Daniel Deronda (post 3) by George Eliot (post 6): Gwendolen has multiple personality’s amnesia—a memory gap—for her behavior when husband drowned.

In a previous post, I discussed indications of Gwendolen’s probable multiple personality found at the beginning of the novel. For hundreds of pages thereafter, the novel makes passing comments suggestive of multiple personality.

Suggestive Passing Comments

Nobody says that she has alternate personalities, but she is said to have “impetuous alternations” (1, p. 589).

She is continually spoken of as being possessed by metaphors for alternate personalities—ghosts, phantoms, and demons—at work inside her, behind-the-scenes:

“Fantasies moved within her like ghosts, making no break in her more acknowledged consciousness and finding no obstruction in it: dark rays doing their work invisibly in the broad light” (1, p. 606).

“In Gwendolen’s consciousness Temptation and Dread met and stared like two pale phantoms…” (1, p. 674).

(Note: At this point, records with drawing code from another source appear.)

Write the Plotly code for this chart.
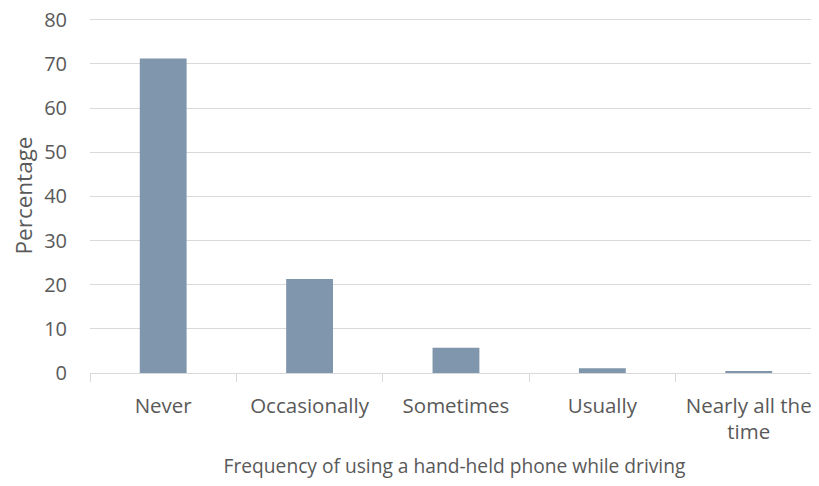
import plotly.graph_objects as go

categories = ["Never", "Occasionally", "Sometimes", "Usually", "Nearly all the<br>time"]
percentages = [71.2, 21.3, 5.7, 1.1, 0.4]
y_ticks = [0, 10, 20, 30, 40, 50, 60, 70, 80]

fig = go.Figure()
fig.add_trace(go.Bar(
    x=categories, y=percentages,
    marker=dict(color="#7f96ad", line=dict(width=0)),
    width=0.32,
))

font_color = "#595959"
# page body has an 8px margin, so the figure is a bit smaller than the window
fig.update_layout(
    width=811, height=478,
    margin=dict(l=82, r=0, t=10, b=113),
    paper_bgcolor="white", plot_bgcolor="white",
    font=dict(family="Open Sans", size=20, color=font_color),
    showlegend=False,
)
fig.update_xaxes(
    type="category", automargin=False,
    range=[-0.5, 4.48],
    tickson="boundaries", ticks="outside", ticklen=8, tickcolor="#d9d9d9",
    showline=True, linecolor="#d9d9d9", linewidth=1,
    showgrid=False, ticklabelstandoff=14,
    tickfont=dict(size=20.5, color=font_color),
    title=dict(text="Frequency of using a hand-held phone while driving",
               font=dict(size=19.2, color=font_color), standoff=15),
)
# a little headroom above 80 so its gridline is not dropped at the edge
fig.update_yaxes(
    range=[0, 80.4], tickvals=y_ticks, automargin=False,
    ticklabeloverflow="allow",
    showgrid=True, gridcolor="#d9d9d9", gridwidth=1,
    zeroline=False, showline=False,
    ticks="", ticklabelstandoff=22,
    tickfont=dict(size=20, color=font_color),
    title=dict(text="Percentage", font=dict(size=22.5, color=font_color), standoff=8),
)

fig.write_html("out.html")
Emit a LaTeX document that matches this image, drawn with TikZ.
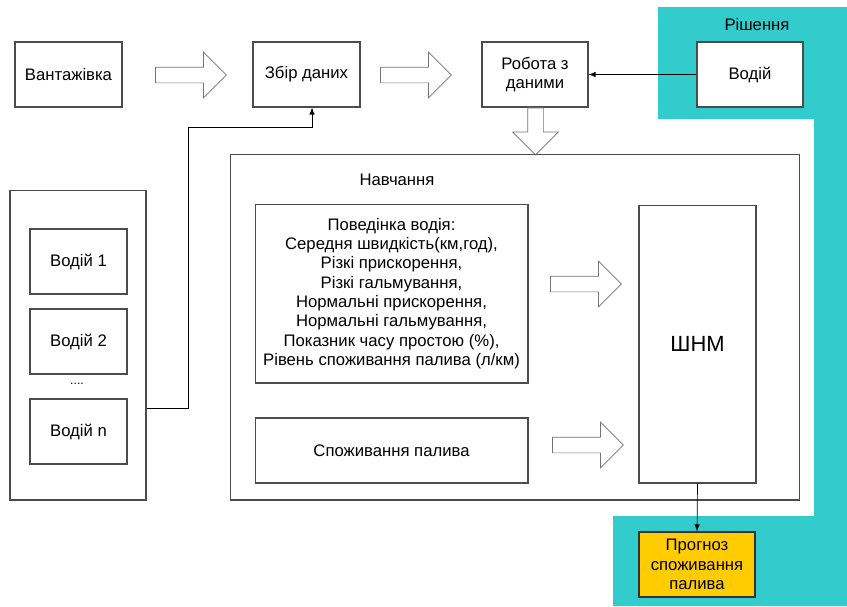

“Gwendolen…was not afraid of any outward dangers—she was afraid of her own wishes, which were taking shapes possible and impossible, like a cloud of demon-faces” (1, p. 681).

But something more definitive of multiple personality happens when her husband drowns.

Memory Gap: A Cardinal Symptom of Multiple Personality

In multiple personality, if personality A is unaware of personality B, and has amnesia for what B does, then if B jumps in the water to save her drowning husband, A will have a memory gap for having done that, and will feel guilty for letting her husband drown. That is what happens in Book VII, Chapter 56 of the novel. Witnesses had seen Gwendolen jump into the water, but when she tells Deronda what happened, all she remembers is that she failed to throw her drowning husband a rope (1, p. 696).

Describing her past conflicting feelings toward her husband, Gwendolen says, “I was like two creatures” (1, p. 691).

1. George Eliot. Daniel Deronda. London, Penguin Books, 1876/2003.